I'm returning to my cook booklet grab bag for today's entry. It's the demandingly-titled "Praise the Cook" from Pet Milk (1962).
Does this book have to implore us to "Praise the Cook" because the idea would not present itself otherwise? That's probably not a great sign.
And if the cook is the one reading this book, is it really just an order to praise oneself? Maybe this is written for people with no self-confidence?
I'm confused, but the scalloped potatoes look like they may well be praiseworthy. (Hard to go wrong with potatoes!)
The gelatin castle looks like it could have been a trick to unmold, too,so the cook must have known how to finesse a jiggly blob out of its home without breaking the thing into a jillion slithering pieces.
There are 14 total recipes, so not a lot to choose from. I think this one is pretty intriguing, though:
What are those? Thumbprint cookies? Cake donuts with jelly in the hole?
Nope! They are corn-crisped hamburgers. Mix hamburger with Pet Milk, Kellogg's Corn Flakes, and seasonings. Shape and bread with more Pet Milk, Kellogg's Corn Flakes, and seasonings. (Notice a theme here?) Top with catsup and bake on Reynolds Wrap for crispy, milky, corny burgers.
I'm sensing that Pet Milk was not really the only sponsor....

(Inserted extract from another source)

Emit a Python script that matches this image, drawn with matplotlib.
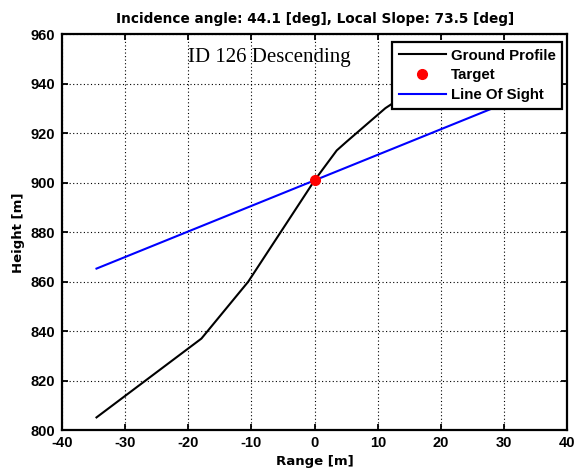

And since we are all crazy for gelatin molds, here's Recipe No. 14, from the cover:
Tutti-Frutti Mold is totally mid-20th-century, with a can of fruit cocktail in the gelatin. This one is dressed up with a fluffed-up base layer of Pet Milk and lemon juice in the base layer. It doesn't sound too bad, but I wonder if canned fruit cocktail was a lot different in the '60s. I'm used to grapes, maraschino cherries, and diced peaches and pears. Look at the picture from the cover, though, and it looks as if there are some seriously big hunks of pear in there. This would be one mold that would be hard to eat gracefully unless you could somehow cut up the pears (and who cuts up a gelatin mold?)!
Have a corn-crisped, tutti-frutti Wednesday!